2) Try a smaller size:  Ordering your drink in a smaller size could save you anywhere between 25 to 200 calories, depending on the size difference, the drink and the way it is prepared. It could also have a similar effect on your caffeine intake. This difference could prove significant for someone trying to monitor their calorie or caffeine intake. You could also opt to have your favourite drink slightly less frequently, this may be especially helpful if you generally choose a higher calorie or caffeine drink option. 

3) Try lower fat milk: Depending on the size of the drink, you will be looking at around a 50 calorie reduction switching from a higher to lower fat milk option. If you add cream to your coffee, try adding milk instead. 

4) Modify your toppings: I discussed in the previous section that whipped cream is the least ideal topping, calorie-wise. A single pump of syrup or single drizzle serving would be about half the calories of whipped cream. You can also ask for half a pump of syrup, as strange as thay may sound. Sugar free syrup is also available but , as with many sweeteners, overconsumption may cause stomach upset in some people. For plain coffee drinkers, consider adding one less sugar or using cinammon instead, which contains less calories per gram.   

5) Modify your drink selection:  I know how sacred your drink is to you and I am not asking you to completely abandon it. What you might consider, however, is being slightly more strategic about your drink selection if you feel concerned about your caffeine or calorie intakes from coffee beverages. That is what this whole article is about after all.

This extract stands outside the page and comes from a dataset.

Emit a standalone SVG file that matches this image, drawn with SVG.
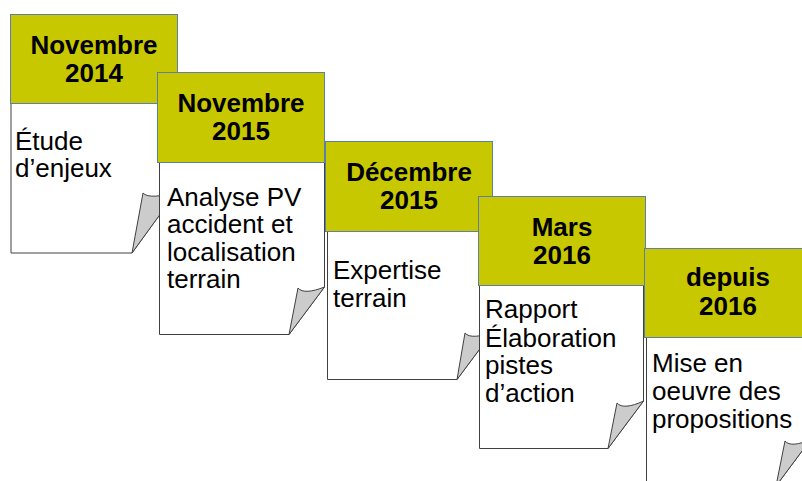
<svg xmlns="http://www.w3.org/2000/svg" width="802" height="481" viewBox="0 0 802 481">
<style>
.hdr{fill:#c8c800;stroke:#5b7fa8;stroke-width:1}
.body{fill:#ffffff;stroke:#404040;stroke-width:1}
.fold{fill:#cccccc;stroke:#404040;stroke-width:1;stroke-linejoin:round}
.ht{font-family:"Liberation Sans",Arial,sans-serif;font-weight:bold;font-size:26px;fill:#000;text-anchor:middle}
.bt{font-family:"Liberation Sans",Arial,sans-serif;font-size:26px;fill:#000}
</style>
<rect width="802" height="481" fill="#ffffff"/>
<g id="card1">
<path class="body" d="M11 103 L177 103 L177 191 L132 253 L11 253 Z"/>
<path class="fold" d="M132 253 L143 193 C147 198 162 197 177 191 Z"/>
<rect class="hdr" x="10.5" y="14.5" width="167" height="89"/>
<text class="ht" x="94" y="54">Novembre</text>
<text class="ht" x="94" y="82">2014</text>
<text class="bt" x="15" y="150">Étude</text>
<text class="bt" x="15" y="177">d’enjeux</text>
</g>
<g id="card2">
<path class="body" d="M159.5 162 L324.5 162 L324.5 287 L289 334.5 L159.5 334.5 Z"/>
<path class="fold" d="M289 334.5 L298 288 C302 293 312 292 324.5 287 Z"/>
<rect class="hdr" x="157.5" y="72.5" width="167" height="90"/>
<text class="ht" x="241" y="112">Novembre</text>
<text class="ht" x="241" y="140">2015</text>
<text class="bt" x="167" y="206">Analyse PV</text>
<text class="bt" x="167" y="233">accident et</text>
<text class="bt" x="167" y="261">localisation</text>
<text class="bt" x="167" y="288">terrain</text>
</g>
<g id="card3">
<path class="body" d="M327.5 231 L492.5 231 L492.5 332 L457 379.5 L327.5 379.5 Z"/>
<path class="fold" d="M457 379.5 L465 333 C469 338 480 337 492.5 332 Z"/>
<rect class="hdr" x="325.5" y="141.5" width="167" height="90"/>
<text class="ht" x="409" y="181">Décembre</text>
<text class="ht" x="409" y="209">2015</text>
<text class="bt" x="333" y="279">Expertise</text>
<text class="bt" x="333" y="307">terrain</text>
</g>
<g id="card4">
<path class="body" d="M479.5 285 L643.5 285 L643.5 401 L608 448.5 L479.5 448.5 Z"/>
<path class="fold" d="M608 448.5 L617 403 C621 408 631 407 643.5 401 Z"/>
<rect class="hdr" x="478.5" y="196.5" width="167" height="89"/>
<text class="ht" x="562" y="236">Mars</text>
<text class="ht" x="562" y="264">2016</text>
<text class="bt" x="485" y="318">Rapport</text>
<text class="bt" x="485" y="347">Élaboration</text>
<text class="bt" x="485" y="374">pistes</text>
<text class="bt" x="485" y="402">d’action</text>
</g>
<g id="card5">
<path class="body" d="M646.5 337 L811 337 L811 439 L776 486 L646.5 486 Z"/>
<path class="fold" d="M776 486 L785 441 C789 446 799 445 811 439 Z"/>
<rect class="hdr" x="644.5" y="248.5" width="167" height="89"/>
<text class="ht" x="728" y="286">depuis</text>
<text class="ht" x="728" y="315">2016</text>
<text class="bt" x="652" y="372">Mise en</text>
<text class="bt" x="652" y="400">oeuvre des</text>
<text class="bt" x="652" y="428">propositions</text>
</g>
<g id="connectors"/>
</svg>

Thank you for taking time to review my Starbucks Survival Guide and quick  tips. I hope it will help you with your coffee selections in future. Please remember that seemingly small changes in something like a daily beverage choice could have important long term implications for your health and wellbeing. As always, I wish you the best in all your food, drink and nutrition endeavours.